Outre l'humanisme évident qu'induit le regroupement familial, mesure de bon sens telle que Cécile Duflot l'a définit mardi dernier, il y a des conséquences à moyen et long terme sur une politique qui ne soit pas "fermée" comme on se barricade derrière une ligne Maginot. Et rappelons que depuis 10 ans, les critères se sont déjà bien renforcés.

L'an dernier, la moitié des 191.452 nouveaux titres de séjour étaient accordés au titre de l'immigration familiale (essentiellement pour un mariage avec une personne française ou la parentalité d'un enfant français). Seulement 16.576 titres étaient accordés pour un regroupement familial. C'est anecdotique et Valls en fait un phénomène de masse (médias).

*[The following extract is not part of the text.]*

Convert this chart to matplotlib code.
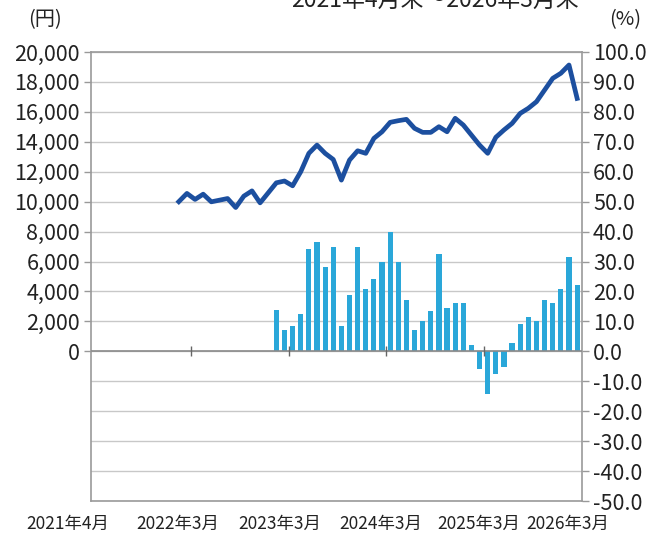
import matplotlib
matplotlib.use("Agg")
import matplotlib.pyplot as plt
import matplotlib.transforms as mtransforms
import numpy as np

plt.rcParams['font.family'] = ['Noto Sans CJK JP', 'DejaVu Sans']

# 2021年4月 .. 2026年3月 (60 months), index 0 = 2021年4月
months = np.arange(60)

# price (円), starts 2022年2月
price_start = 10
price = [10000, 10550, 10150, 10500, 9990, 10100, 10210, 9610, 10370, 10720,
         9920, 10590, 11260, 11380, 11060, 12000, 13230, 13780, 13230, 12820,
         11440, 12780, 13400, 13230, 14230, 14670, 15300, 15410, 15500, 14900,
         14630, 14630, 15010, 14670, 15570, 15120, 14450, 13780, 13230, 14300,
         14790, 15230, 15900, 16240, 16680, 17460, 18240, 18580, 19130, 16900]

# change (%), starts 2023年2月
change_start = 22
change = [13.7, 7.2, 8.6, 12.6, 34.3, 36.6, 28.1, 34.8, 8.3, 18.7,
          35.0, 20.9, 24.2, 29.8, 39.8, 29.8, 17.3, 7.2, 10.0, 13.4,
          32.6, 14.6, 16.1, 16.1, 2.0, -5.8, -14.3, -7.7, -5.2, 2.8,
          9.2, 11.4, 10.1, 17.0, 16.1, 20.9, 31.4, 22.0]

xtick_pos = [-3.7, 9.9, 22.4, 34.8, 46.9, 57.8]
xtick_labels = ["2021年4月", "2022年3月", "2023年3月", "2024年3月", "2025年3月", "2026年3月"]
year_marks = [11.5, 23.5, 35.5, 47.5]

fig = plt.figure(figsize=(6.54, 5.34), dpi=100)
ax = fig.add_axes([91 / 654, 33 / 534, 491 / 654, 449 / 534])
ax2 = ax.twinx()

grid_col = "#c8c8c8"
bar_col = "#2aa7d9"
line_col = "#1c4f9f"
txt_col = "#222222"

# percent axis (right) with bars
x_bar = months[change_start:change_start + len(change)]
ax.bar(x_bar, change, width=0.64, color=bar_col, zorder=2)
ax.set_ylim(-50, 100)
ax.set_yticks(np.arange(-50, 101, 10))
ax.set_yticklabels([f"{v:.1f}" for v in np.arange(-50, 101, 10)])
ax.yaxis.tick_right()
ax.grid(axis='y', color=grid_col, linewidth=1.0, zorder=0)
ax.axhline(0, color="#8a8a8a", linewidth=1.2, zorder=3)
ax.plot(year_marks, [0] * len(year_marks), linestyle='none', marker='|',
        markersize=7, markeredgewidth=1.0, color="#666666", zorder=3)
ax.tick_params(axis='y', length=5, width=1, color="#999999", pad=3,
               labelsize=15.5, labelcolor=txt_col)
for s in ax.spines.values():
    s.set_color("#9a9a9a")
    s.set_linewidth(1.2)

# yen axis (left) with line
x_line = months[price_start:price_start + len(price)]
ax2.plot(x_line, price, color=line_col, linewidth=3.4, solid_joinstyle='round', zorder=4)
ax2.set_ylim(-10000, 20000)
ax2.set_yticks(np.arange(0, 20001, 2000))
ax2.set_yticklabels([f"{v:,}" for v in range(0, 20001, 2000)])
ax2.yaxis.tick_left()
ax2.tick_params(axis='y', length=5, width=1, color="#999999", pad=3,
                labelsize=15.5, labelcolor=txt_col)
for s in ax2.spines.values():
    s.set_visible(False)

# x axis set after plotting so autoscaling does not move it
ax.set_xlim(-0.8, 59.6)
ax.set_xticks([])
trans = mtransforms.blended_transform_factory(ax.transData, ax.transAxes)
for xp, lab in zip(xtick_pos, xtick_labels):
    ax.text(xp, -0.03, lab, transform=trans, ha='center', va='top',
            fontsize=12.5, color=txt_col, clip_on=False)

fig.text(45 / 654, 1 - 20 / 534, "(円)", ha='center', va='center', fontsize=14.5, color=txt_col)
fig.text(625 / 654, 1 - 20 / 534, "(%)", ha='center', va='center', fontsize=14.5, color=txt_col)
fig.text(435 / 654, 1.0, "2021年4月末～2026年3月末", ha='center', va='center',
         fontsize=16.5, color=txt_col)

fig.savefig("out.png", dpi=100, facecolor="white")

Étonnant d'ailleurs qu'un ministre de gauche, sous prétexte d'une fermeté d'apparence, ne voit en l'immigration qu'une source de problèmes. Car l'immigration a aussi un effet sur la croissance, par la consommation entre autres. L'Allemagne, menacée de déclin démographique, l'a bien compris, en cherchant à attirer les européens du sud que sa politique d'austérité a mis au chômage.

La réalité actuelle est coûteuse

Mais voyons un peu plus loin. Une France "plus vieille" ? Rajeunissons-la ! Les enfants d'immigrés légaux auront une éducation républicaine, parleront français, enrichiront notre société de leur métissage culturel. Une France qui serait ainsi plus grande et non "plus petite". Tout cela sera un facteur d'intégration bien plus réussi qu'en séparant des familles.

Car la réalité actuelle est plus coûteuse, ce que Valls fait semblant d'ignorer. Quelques exemples : les hommes seuls ont tendance à fréquenter des prostituées, ce qui entraîne un trafic de femmes venant du Ghana, du Nigéria... Ils envoient une grosse part de leurs revenus à leur famille restée sur place : toutes ces devises sont autant d'argent qui ne circulent pas dans l'économie française, condamnée à être "moins riche".

À l'inverse, avec quelques milliers de familles "regroupées", la France restera plus ouverte, et peut-être même plus attractive. Qu'on régule plus intelligemment l'immigration, qu'on revoit le système éducatif pour que les diplômes servent à avoir un job plutôt qu'à remplir les têtes, qu'on soit ferme sur les valeurs laïques de notre société n'empêchent pas une politique visionnaire – et non pas réactionnaire – du regroupement familial.

Il ne faut jamais oublier qu'un partenariat, s'il peut évoluer, reste un rapport de force. Rien ne dit que celui imaginé par Valls sera favorable à la France d'ici quelques décennies. L'effet boomerang et les dommages collatéraux sont des risques trop importants pour que le regroupement familial soit pris en otage par une politique qui n'aurait d'autres solutions que la construction de murs à ses frontières.